May 6, 2021 in Ideas
When we talk about how to be successful in the workplace, it doesn't matter if your team is remote or not.
This post started as a post about remote best practices. Then we realized that a lot of the best practices we identified for success in remote work are also applicable to non-remote work.
Clearly, there are things that are amazing about remote work (see our previous post on the pros and cons). But at the end of the day, the key behaviors that make you successful in a remote work environment are the same in-person.
Good cooks will set the stage for the meal they are about to prepare. They make sure they know where everything is, and that as much prep work as possible is done in advance. The tools they will need to prepare the meal are clean and readily accessible.
For work, making sure your desk setup is dialed-in makes a big difference to your productivity. Disorganized and cluttered spaces aren't inspiring. Even if you aren't onboard with that, they do make it harder to find things.
On-site workplaces that are well designed for focused work are better than spaces full of distractions. We're starting to hear more and more about people moving away from having ping pong tables in the office for that very reason. Indeed, some people are far more productive in a quiet home than a noisy office. The flip side is when you're at home and constantly getting interrupted by family or neighbors.
This might sound silly, but people seem to take office supplies for granted when in the office. Whether in person or remote, is your team prepared to handle someone's laptop dying? There's a lot of thought that goes into making sure the tools that people need are readily available. People who overlook this when working remotely will pay a price in productivity. So you have to make sure the tools you need to get the job done are prepped and accessible.

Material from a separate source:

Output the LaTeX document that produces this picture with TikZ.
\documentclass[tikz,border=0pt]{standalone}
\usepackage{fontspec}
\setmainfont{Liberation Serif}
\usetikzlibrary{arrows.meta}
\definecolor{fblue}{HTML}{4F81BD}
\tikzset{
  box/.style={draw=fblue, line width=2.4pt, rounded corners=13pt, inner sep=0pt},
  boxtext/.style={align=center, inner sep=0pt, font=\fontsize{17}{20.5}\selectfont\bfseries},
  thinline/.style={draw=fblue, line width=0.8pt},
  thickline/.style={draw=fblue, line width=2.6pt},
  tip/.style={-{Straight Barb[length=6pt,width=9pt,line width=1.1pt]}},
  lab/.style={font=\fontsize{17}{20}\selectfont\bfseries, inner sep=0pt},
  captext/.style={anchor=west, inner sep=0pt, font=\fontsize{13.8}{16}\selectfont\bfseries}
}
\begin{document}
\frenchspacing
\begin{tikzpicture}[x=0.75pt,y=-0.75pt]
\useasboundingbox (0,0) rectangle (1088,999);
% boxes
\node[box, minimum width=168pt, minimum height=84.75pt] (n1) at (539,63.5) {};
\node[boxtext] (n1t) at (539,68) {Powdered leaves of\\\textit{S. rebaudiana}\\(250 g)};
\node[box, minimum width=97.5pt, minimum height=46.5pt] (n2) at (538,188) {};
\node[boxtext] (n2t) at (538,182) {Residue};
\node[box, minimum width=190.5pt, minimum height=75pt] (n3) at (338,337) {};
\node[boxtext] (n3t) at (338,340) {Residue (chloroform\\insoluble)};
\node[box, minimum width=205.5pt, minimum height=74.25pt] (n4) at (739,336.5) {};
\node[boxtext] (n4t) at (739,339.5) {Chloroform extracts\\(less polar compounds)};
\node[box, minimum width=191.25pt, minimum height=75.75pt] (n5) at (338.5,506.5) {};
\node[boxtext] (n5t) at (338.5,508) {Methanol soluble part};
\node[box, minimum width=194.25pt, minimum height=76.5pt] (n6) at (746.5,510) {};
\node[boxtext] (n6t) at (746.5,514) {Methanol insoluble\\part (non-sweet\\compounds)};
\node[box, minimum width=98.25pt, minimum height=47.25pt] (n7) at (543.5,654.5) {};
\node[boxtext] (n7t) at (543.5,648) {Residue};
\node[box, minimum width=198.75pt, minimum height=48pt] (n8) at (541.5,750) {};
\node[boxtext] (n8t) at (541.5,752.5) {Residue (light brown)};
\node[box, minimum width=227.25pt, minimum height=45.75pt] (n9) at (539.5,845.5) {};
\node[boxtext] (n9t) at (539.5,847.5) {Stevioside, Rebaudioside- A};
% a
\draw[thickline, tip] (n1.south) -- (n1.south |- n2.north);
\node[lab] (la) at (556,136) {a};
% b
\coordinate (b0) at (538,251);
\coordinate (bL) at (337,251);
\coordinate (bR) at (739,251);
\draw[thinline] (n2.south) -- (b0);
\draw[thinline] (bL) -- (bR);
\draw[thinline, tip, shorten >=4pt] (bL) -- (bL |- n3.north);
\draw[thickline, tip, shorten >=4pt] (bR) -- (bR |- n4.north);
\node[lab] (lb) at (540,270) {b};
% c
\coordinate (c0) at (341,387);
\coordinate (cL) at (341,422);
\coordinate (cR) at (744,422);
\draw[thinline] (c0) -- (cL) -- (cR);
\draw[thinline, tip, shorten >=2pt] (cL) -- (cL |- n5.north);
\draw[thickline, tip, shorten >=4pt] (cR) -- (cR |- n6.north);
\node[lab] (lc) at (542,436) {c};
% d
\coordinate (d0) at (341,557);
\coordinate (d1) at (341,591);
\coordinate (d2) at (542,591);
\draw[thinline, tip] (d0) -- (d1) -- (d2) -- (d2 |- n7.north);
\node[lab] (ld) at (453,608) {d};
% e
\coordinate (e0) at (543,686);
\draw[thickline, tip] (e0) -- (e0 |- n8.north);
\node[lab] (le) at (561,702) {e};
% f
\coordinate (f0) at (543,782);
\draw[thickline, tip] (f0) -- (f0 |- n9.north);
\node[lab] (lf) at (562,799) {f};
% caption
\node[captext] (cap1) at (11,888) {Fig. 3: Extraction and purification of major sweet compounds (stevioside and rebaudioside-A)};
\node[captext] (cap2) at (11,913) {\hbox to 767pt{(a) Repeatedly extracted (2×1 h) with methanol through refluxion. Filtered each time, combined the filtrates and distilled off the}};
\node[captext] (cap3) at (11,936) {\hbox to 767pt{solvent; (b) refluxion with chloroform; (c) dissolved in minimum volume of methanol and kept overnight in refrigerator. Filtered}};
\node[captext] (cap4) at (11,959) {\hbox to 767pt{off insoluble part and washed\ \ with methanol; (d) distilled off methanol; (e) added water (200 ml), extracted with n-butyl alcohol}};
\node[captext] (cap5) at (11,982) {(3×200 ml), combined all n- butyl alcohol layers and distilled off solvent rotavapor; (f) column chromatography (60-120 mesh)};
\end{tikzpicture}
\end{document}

Communication is critical to any successful relationship. This is true for both remote and in-person work. When you're working remotely communication can seem harder because of time zones, schedule conflicts, and people being away from their desks. A best practice for ensuring good communication is to set clear deadlines and expectations.
If you're a manager, make sure you discuss with your directs or colleagues what the expectations are around how people communicate. If there is a deadline, make sure it's clear and accepted. We also strongly recommend developing Communication Agreements. At Cardinal, this is what our company wide communication agreement looks like:
It's important to be clear and communicate with the appropriate level of urgency. When using email be concise. When receiving an email, respond within 1 business day, and at the very least acknowledging receipt, share what the next steps are, and/or drive to resolution. If something is urgent, we call or text by phone at any time. That shows it's urgent. If we send something outside of normal working hours, and it's not an urgent high priority project we've already discussed, we don't expect a response until normal working hours.
It's meant to be concise and does not cover everything that someone acting in bad faith may try to take advantage of. We think this communication agreement would be the same regardless of how we based our team. You'll need to tweak communication agreements for your own circumstances, but hopefully you see how this can be really useful. Communication is critical, and clearly setting expectations and boundaries will improve your relationships and productivity.
There's a lot of Zoom fatigue going on. Just recently Jamie Dimon said he's going to cancel all of his Zoom meetings. This is the unfortunate outcome of similar problems that non-remote teams experience: the meeting that could have been an email.
Writing skills are crucial to success in the workplace. It doesn't matter if you are remote or not. Your ability to share ideas, advocate for decisions, tell stories, and document lessons through written communications strengthens your ability to contribute on teams. People complain about colleagues who drop in all the time or want to jump on a call for everything, and rightfully so. We're all super busy. There are certainly circumstances where jumping on a video call makes a ton of sense, but leveraging good written communication can create efficiencies that can be leveraged in evergreen ways.
That is a central tenet of Cardinal. It's a platform where written documentation of core business knowledge can be easily organized, discovered and extended.
The behaviors that make you successful in the workplace are by and large the same whether you are remote or not. You need to create an environment where you can be productive and focus. You need to set clear expectations around how and when you communicate with co-workers. Cultivating your written communication skills will be extremely valuable to your long term success. There's of course nuance in all relationships, but keeping these best practices top of mind will take you a long way.